- **DIRECTIVE**: In the material below, the lines containing the word "this" are required; copy each of them.

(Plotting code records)
Begin
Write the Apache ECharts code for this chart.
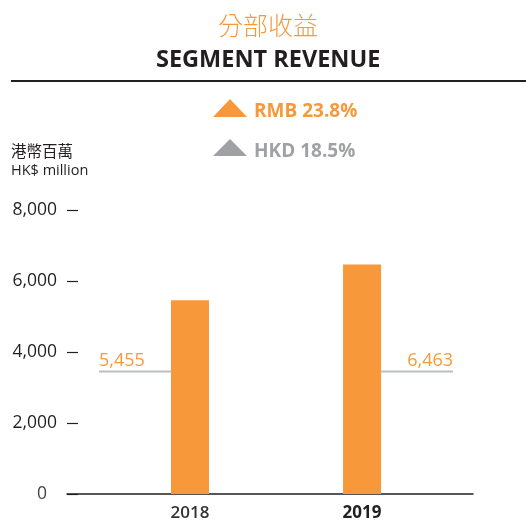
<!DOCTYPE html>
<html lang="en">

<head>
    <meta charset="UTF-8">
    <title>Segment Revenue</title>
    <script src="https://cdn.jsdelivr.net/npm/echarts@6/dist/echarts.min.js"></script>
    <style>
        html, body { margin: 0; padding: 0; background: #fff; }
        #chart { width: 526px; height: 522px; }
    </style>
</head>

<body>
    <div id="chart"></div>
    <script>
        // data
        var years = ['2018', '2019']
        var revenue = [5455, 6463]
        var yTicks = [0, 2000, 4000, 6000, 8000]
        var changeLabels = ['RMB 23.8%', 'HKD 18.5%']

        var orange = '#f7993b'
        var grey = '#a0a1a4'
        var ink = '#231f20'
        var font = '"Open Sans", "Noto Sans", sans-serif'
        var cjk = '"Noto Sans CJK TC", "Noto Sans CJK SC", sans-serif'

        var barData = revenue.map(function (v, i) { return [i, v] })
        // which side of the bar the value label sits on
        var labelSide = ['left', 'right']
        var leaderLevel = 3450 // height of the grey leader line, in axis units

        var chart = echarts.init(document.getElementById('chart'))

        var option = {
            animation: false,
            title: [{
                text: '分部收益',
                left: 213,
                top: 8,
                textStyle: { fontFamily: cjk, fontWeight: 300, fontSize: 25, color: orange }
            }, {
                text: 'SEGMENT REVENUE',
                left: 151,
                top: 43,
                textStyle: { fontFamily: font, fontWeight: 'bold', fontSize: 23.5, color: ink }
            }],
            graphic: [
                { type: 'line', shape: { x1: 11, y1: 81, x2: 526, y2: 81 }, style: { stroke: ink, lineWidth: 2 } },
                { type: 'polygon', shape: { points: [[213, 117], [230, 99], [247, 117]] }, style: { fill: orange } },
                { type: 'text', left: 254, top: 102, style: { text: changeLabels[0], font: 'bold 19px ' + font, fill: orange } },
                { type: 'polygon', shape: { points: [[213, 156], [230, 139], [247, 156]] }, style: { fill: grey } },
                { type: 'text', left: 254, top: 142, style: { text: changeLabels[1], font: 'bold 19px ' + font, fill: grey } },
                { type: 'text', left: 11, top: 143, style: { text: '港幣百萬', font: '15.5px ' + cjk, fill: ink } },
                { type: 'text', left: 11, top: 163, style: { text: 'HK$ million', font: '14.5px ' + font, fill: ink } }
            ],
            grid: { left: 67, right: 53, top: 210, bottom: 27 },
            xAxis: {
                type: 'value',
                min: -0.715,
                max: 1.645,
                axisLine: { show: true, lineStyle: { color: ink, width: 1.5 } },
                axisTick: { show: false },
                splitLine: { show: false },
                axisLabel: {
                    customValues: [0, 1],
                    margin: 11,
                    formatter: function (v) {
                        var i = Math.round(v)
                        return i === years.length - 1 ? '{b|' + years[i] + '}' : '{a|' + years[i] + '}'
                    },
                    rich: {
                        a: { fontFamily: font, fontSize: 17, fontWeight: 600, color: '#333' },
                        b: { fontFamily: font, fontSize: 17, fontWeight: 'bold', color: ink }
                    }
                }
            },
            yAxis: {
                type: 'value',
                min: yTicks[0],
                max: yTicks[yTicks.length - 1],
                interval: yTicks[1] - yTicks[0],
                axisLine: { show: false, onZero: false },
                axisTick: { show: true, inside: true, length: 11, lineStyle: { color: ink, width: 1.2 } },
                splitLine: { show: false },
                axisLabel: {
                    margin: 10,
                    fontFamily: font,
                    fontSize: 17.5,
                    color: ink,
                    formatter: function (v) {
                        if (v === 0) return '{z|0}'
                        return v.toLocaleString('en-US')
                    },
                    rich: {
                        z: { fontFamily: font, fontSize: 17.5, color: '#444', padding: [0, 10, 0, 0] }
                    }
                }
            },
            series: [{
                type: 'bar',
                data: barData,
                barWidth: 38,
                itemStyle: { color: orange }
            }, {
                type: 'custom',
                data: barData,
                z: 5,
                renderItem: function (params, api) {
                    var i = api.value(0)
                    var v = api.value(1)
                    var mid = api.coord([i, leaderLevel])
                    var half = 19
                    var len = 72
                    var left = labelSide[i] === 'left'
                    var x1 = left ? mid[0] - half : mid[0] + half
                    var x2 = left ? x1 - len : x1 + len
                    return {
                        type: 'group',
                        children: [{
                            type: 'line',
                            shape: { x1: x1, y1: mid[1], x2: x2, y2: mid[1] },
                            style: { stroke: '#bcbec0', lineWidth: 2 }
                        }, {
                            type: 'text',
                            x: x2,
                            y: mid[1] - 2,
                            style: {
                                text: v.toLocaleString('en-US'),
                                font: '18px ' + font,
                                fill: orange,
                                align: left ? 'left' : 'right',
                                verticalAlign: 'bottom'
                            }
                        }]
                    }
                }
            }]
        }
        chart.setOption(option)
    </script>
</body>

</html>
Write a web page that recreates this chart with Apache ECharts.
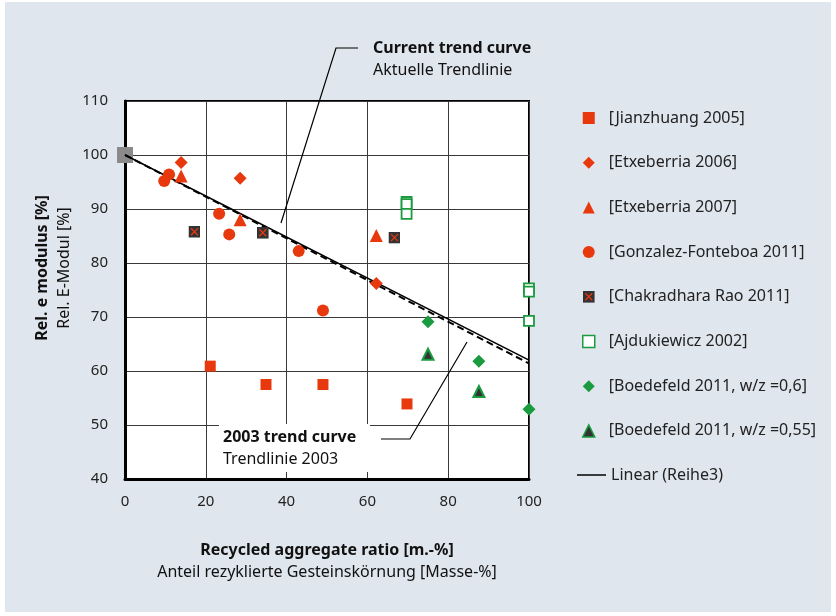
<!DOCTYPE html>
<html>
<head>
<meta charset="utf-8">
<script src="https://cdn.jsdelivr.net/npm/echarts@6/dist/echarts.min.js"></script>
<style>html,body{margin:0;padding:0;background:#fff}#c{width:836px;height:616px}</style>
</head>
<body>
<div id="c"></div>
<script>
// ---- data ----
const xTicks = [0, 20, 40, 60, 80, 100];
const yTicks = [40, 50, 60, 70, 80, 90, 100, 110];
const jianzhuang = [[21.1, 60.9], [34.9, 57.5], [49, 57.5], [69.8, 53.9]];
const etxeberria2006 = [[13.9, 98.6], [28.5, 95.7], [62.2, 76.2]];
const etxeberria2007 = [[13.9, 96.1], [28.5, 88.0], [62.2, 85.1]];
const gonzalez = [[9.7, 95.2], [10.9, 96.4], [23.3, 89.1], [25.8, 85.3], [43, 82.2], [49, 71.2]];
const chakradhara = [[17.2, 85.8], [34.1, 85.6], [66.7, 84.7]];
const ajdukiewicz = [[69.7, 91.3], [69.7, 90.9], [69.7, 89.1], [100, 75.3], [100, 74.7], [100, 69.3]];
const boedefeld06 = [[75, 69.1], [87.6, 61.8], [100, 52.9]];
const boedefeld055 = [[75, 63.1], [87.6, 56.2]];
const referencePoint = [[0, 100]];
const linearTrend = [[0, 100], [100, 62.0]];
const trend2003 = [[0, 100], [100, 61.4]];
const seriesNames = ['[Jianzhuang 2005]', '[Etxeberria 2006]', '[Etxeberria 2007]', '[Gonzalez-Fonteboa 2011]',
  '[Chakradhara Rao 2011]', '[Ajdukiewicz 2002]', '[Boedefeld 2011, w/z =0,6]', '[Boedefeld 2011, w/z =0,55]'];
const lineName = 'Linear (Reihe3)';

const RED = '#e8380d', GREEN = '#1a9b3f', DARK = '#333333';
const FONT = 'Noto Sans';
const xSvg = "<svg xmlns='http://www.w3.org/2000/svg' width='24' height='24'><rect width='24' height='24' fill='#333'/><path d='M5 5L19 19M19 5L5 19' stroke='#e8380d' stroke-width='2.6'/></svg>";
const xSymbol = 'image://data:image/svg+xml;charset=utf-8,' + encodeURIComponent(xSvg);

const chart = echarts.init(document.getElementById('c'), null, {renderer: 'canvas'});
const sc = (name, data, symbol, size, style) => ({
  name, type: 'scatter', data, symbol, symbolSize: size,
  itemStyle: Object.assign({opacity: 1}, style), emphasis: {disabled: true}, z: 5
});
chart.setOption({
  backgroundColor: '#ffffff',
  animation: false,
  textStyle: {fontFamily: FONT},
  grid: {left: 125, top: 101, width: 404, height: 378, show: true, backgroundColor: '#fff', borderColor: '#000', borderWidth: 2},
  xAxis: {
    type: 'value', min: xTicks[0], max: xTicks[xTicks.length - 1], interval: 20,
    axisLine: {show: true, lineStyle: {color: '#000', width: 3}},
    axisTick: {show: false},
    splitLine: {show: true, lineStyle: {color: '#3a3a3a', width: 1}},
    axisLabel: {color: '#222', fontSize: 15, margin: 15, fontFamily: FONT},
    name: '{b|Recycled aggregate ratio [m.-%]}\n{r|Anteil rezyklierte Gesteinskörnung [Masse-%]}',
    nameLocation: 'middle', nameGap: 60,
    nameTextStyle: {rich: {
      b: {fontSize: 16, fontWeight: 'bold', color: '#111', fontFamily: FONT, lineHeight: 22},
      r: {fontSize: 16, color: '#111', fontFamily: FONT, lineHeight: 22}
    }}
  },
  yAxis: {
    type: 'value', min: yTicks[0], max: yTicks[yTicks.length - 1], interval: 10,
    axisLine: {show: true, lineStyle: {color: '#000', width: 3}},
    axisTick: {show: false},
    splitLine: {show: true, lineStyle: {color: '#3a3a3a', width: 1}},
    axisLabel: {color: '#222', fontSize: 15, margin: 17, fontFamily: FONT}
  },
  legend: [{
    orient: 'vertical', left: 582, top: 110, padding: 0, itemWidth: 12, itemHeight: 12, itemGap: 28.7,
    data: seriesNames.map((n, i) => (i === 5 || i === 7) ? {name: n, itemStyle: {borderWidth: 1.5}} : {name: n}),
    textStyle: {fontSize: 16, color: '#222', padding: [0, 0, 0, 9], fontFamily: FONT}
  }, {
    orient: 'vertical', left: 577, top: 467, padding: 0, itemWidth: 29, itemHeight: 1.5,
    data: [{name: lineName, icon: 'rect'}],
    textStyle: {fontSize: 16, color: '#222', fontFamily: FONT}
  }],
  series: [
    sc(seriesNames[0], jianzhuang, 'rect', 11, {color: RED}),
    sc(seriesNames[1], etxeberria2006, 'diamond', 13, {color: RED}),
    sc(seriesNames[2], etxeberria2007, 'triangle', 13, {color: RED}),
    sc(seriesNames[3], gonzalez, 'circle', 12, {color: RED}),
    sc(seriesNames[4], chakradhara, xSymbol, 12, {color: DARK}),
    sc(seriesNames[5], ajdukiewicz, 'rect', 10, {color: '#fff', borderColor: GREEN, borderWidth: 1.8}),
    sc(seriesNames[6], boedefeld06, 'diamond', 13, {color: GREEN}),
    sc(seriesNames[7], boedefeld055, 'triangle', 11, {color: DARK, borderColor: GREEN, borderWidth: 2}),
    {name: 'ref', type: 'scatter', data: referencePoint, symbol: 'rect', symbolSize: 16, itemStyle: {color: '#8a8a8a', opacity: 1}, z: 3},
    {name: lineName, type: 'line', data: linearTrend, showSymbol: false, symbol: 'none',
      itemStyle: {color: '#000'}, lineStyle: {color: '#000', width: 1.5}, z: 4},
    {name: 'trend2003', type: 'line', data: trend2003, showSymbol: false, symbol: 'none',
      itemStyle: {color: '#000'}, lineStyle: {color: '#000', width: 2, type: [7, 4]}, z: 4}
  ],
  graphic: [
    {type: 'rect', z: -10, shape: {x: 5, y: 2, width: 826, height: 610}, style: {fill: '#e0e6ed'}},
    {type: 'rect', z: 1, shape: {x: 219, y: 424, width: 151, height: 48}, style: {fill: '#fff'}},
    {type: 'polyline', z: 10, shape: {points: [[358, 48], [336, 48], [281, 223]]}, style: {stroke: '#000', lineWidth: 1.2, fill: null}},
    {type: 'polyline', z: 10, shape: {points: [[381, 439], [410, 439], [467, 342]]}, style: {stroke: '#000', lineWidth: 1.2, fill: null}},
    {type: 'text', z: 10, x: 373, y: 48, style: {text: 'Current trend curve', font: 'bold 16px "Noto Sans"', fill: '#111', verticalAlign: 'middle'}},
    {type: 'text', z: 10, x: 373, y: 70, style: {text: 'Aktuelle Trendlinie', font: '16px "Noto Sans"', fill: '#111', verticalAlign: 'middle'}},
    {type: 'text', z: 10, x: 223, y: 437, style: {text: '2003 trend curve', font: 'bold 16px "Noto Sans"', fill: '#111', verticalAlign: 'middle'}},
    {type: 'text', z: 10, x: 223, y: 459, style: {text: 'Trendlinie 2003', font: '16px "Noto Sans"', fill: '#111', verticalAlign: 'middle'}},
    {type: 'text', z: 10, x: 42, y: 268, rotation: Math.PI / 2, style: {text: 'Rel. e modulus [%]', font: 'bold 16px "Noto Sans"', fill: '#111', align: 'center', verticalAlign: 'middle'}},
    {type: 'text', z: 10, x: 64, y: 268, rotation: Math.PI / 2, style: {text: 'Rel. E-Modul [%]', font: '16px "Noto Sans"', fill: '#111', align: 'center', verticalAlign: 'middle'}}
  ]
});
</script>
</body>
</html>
End
- **SOLUTION**:
Write the Apache ECharts code for this chart.
Write a web page that recreates this chart with Apache ECharts.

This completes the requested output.